Westminster Theological Seminary (Philadelphia) is today one of the most well-known seminaries in the world. When J. Gresham Machen proposed a new seminary in 1929 (see Gary North’s analysis of Westminster’s history in his book : Westminster’s Confession: The Abandonment of Van Til’s Legacy ) few believed it would be as recognized as it is today. However, since Machen’s death on January 1st 1937, his followers have found many ways to keep themselves busy in intra-mural debates. At first it was the serious matters of debate (inerrancy vs. German Higher Critics), but then when that was over they found ways to entertain their warring spirits (some of these men were and are still gracious and humble theologians; but it is my contention that their involvement led to more confusion than biblical resolve). Machen’s influence in Reformed denominations has led to a host of debates that have afflicted the Reformed church for over 60 years.
In his magnificent article, Professor John Frame (RTS) lists with clarity the many debates that have occurred as a result of Machen’s legacy. The article is called: Machen’s Warrior Children. In this extensive article Frame traces the 22 most heated discussions in Reformed circles in these past six decades. Some, of course, are more heated than others–such as Theonomy vs. Westminster Seminary– but Frame’s prayer (see the end of the article) is what he calls an “unrealistic dream;” a dream that there may be peace in the church and that the body of Christ would unite for the sake of the kingdom.

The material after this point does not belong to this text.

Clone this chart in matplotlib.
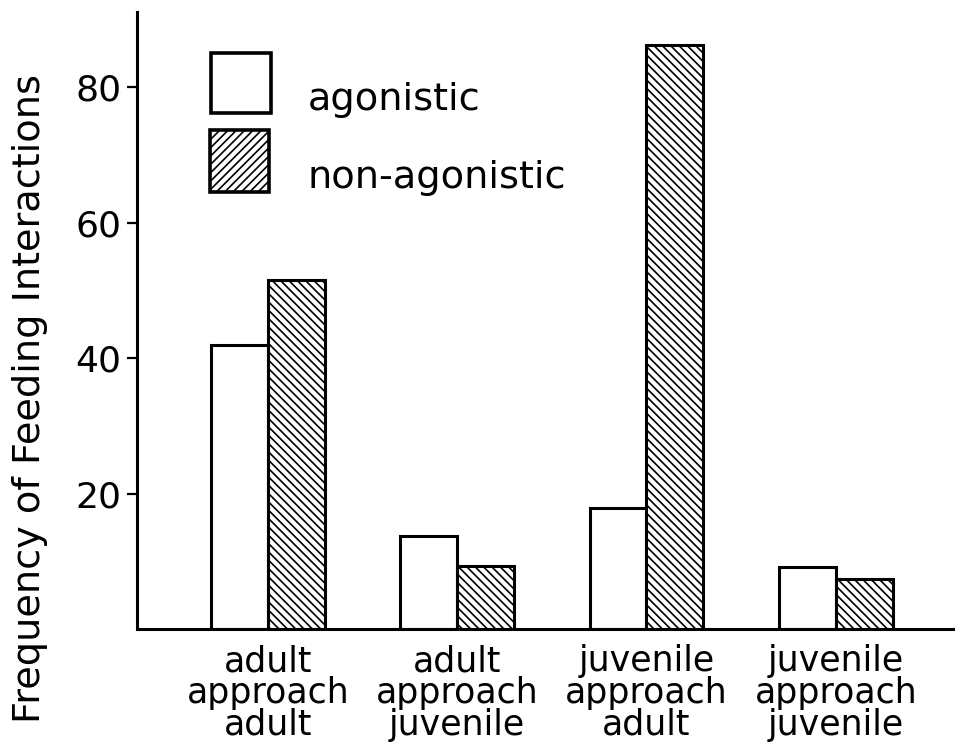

All debates in theology are debates that necessitate discussion, but not all debates necessitate division. Herein is the problem for theologians and for those who desire to be theologians (myself included): we do not have the wisdom to decide what debate is worthy of discussion or division. Perhaps Frame’s article will instill a bit more caution and discernment in these matters. After all, Paul’s prayer was that “our love may abound more and more in knowledge and depth of insight, so that you may be able to discern what is best and may be pure and blameless until the day of Christ, filled with the fruit of righteousness that comes through Jesus Christ – to the glory and praise of God” (Phil.1:9-11).